Stated problem: Find the lines below that contain the string "this". Copy each one.

BEGIN Material

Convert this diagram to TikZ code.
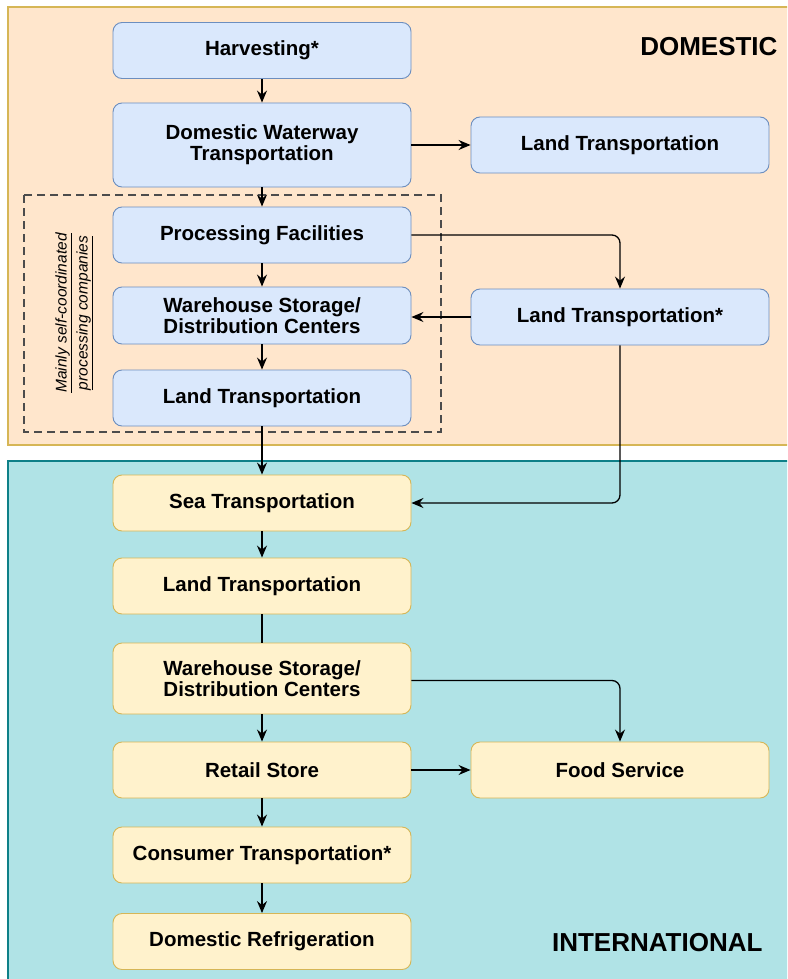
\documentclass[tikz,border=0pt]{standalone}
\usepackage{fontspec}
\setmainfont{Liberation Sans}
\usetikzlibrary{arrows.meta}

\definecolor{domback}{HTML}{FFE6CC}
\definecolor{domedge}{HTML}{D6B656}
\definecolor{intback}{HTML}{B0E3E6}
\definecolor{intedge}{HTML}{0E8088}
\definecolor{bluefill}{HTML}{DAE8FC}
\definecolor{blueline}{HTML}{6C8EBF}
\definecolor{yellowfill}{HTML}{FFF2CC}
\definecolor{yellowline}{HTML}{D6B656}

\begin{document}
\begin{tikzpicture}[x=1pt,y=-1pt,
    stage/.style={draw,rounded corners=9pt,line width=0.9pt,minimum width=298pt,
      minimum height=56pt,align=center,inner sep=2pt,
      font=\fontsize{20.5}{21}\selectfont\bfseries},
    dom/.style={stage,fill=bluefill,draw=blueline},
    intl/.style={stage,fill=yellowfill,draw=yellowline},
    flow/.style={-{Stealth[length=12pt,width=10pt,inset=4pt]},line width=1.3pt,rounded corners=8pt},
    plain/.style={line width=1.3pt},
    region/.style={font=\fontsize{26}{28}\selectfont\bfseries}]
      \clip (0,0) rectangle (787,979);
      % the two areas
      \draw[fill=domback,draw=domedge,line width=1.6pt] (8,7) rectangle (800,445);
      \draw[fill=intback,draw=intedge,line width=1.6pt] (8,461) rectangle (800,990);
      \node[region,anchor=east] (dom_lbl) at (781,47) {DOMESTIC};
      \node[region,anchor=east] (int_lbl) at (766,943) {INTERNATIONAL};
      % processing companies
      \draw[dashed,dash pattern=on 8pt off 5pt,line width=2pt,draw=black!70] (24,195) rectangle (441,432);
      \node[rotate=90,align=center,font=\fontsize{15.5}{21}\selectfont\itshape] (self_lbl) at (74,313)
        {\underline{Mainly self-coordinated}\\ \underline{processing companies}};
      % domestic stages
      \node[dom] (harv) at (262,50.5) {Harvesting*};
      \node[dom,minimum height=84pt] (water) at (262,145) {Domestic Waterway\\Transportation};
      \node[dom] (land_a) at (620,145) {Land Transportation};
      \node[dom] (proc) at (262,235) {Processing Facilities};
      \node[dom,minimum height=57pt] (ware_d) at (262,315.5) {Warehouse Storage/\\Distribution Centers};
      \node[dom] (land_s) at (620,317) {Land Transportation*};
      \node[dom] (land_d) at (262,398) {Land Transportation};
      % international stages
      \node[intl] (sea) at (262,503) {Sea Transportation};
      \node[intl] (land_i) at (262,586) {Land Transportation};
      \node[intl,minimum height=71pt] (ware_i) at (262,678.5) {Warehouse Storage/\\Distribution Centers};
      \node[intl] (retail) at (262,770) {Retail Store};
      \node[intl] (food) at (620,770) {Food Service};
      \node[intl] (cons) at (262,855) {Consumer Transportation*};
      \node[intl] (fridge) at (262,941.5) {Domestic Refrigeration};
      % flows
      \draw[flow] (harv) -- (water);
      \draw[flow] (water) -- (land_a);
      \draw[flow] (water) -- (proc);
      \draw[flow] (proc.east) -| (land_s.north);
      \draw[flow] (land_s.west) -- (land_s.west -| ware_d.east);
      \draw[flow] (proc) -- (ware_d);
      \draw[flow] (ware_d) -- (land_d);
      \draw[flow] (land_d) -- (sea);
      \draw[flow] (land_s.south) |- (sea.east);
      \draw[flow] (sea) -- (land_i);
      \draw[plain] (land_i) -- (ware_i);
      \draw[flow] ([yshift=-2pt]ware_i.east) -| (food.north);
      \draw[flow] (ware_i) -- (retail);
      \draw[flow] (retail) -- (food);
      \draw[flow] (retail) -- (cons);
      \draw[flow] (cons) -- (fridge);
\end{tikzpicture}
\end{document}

END Material
BEGIN Material

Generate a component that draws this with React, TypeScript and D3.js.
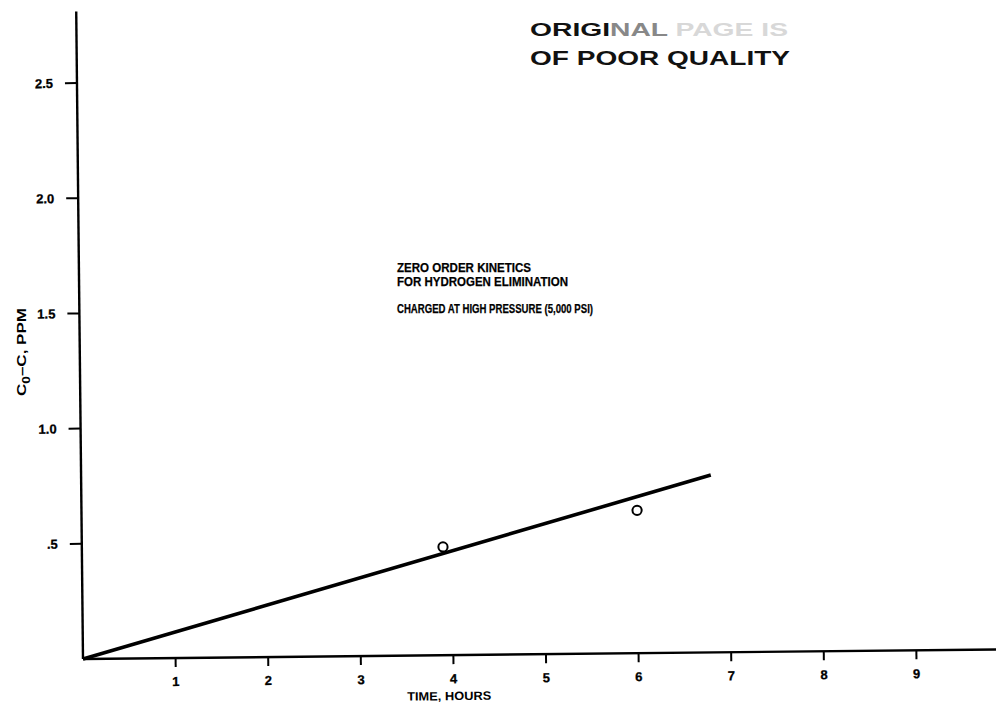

END Material

The output:
Convert this diagram to TikZ code.
Generate a component that draws this with React, TypeScript and D3.js.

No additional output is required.